Approximating Graph Problems: The Old and the New

Wednesday, February 19, 2014 - 4:00pm to 5:00pm
Location: 
32-G575
Speaker: 
Grigory Yaroslavtsev, ICERM

In this talk I will discuss new approximation algorithms for multiple classes of classical problems in large graphs. Ubiquity of graphical data makes it possible to apply such algorithms to remove redundancy in distributed systems, cut their costs, simplify the structure of a complicated network, cluster a big set of data points, identify common objects on two large images, etc.
Abstract:
For the most general case of directed graphs I will focus on sparsification with distance and connectivity preserving guarantees (directed spanners and Steiner forests). For planar graphs I will discuss algorithms for a class of problems, which have costs associated with nodes of the graph.

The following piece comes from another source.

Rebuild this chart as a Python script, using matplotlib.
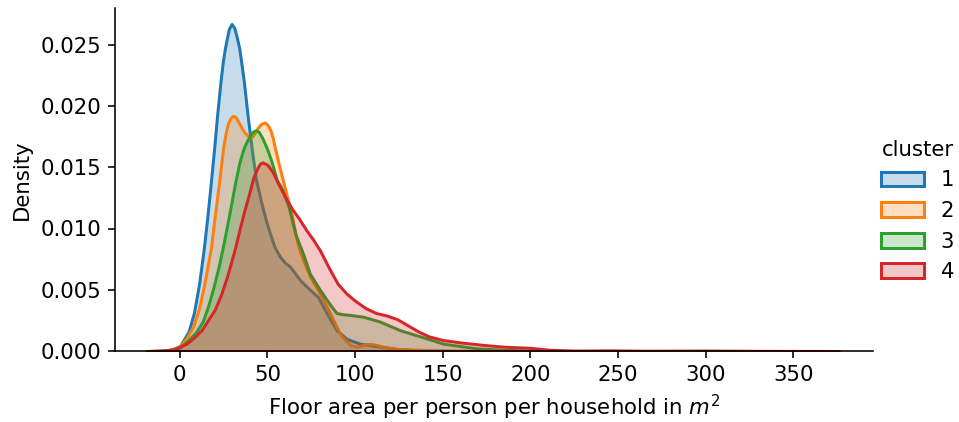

I will also introduce new theoretical ideas applicable to modern massive parallel computational models such as MapReduce. I will explain how to design sketching techniques for geometric graphs in Euclidean space, which allow to compute approximate minimum spanning tree and minimum cost bichromatic matching (Earth Mover's Distance) for huge graphs in constant number of rounds of communication and almost linear time per machine.

This talk is based on multiple papers by the speaker in collaboration with Alexandr Andoni, Piotr Berman, Arnab Bhattacharyya, Krzysztof Onak, Aleksandar Nikolov, Konstantin Makarychev and Sofya Raskhodnikova.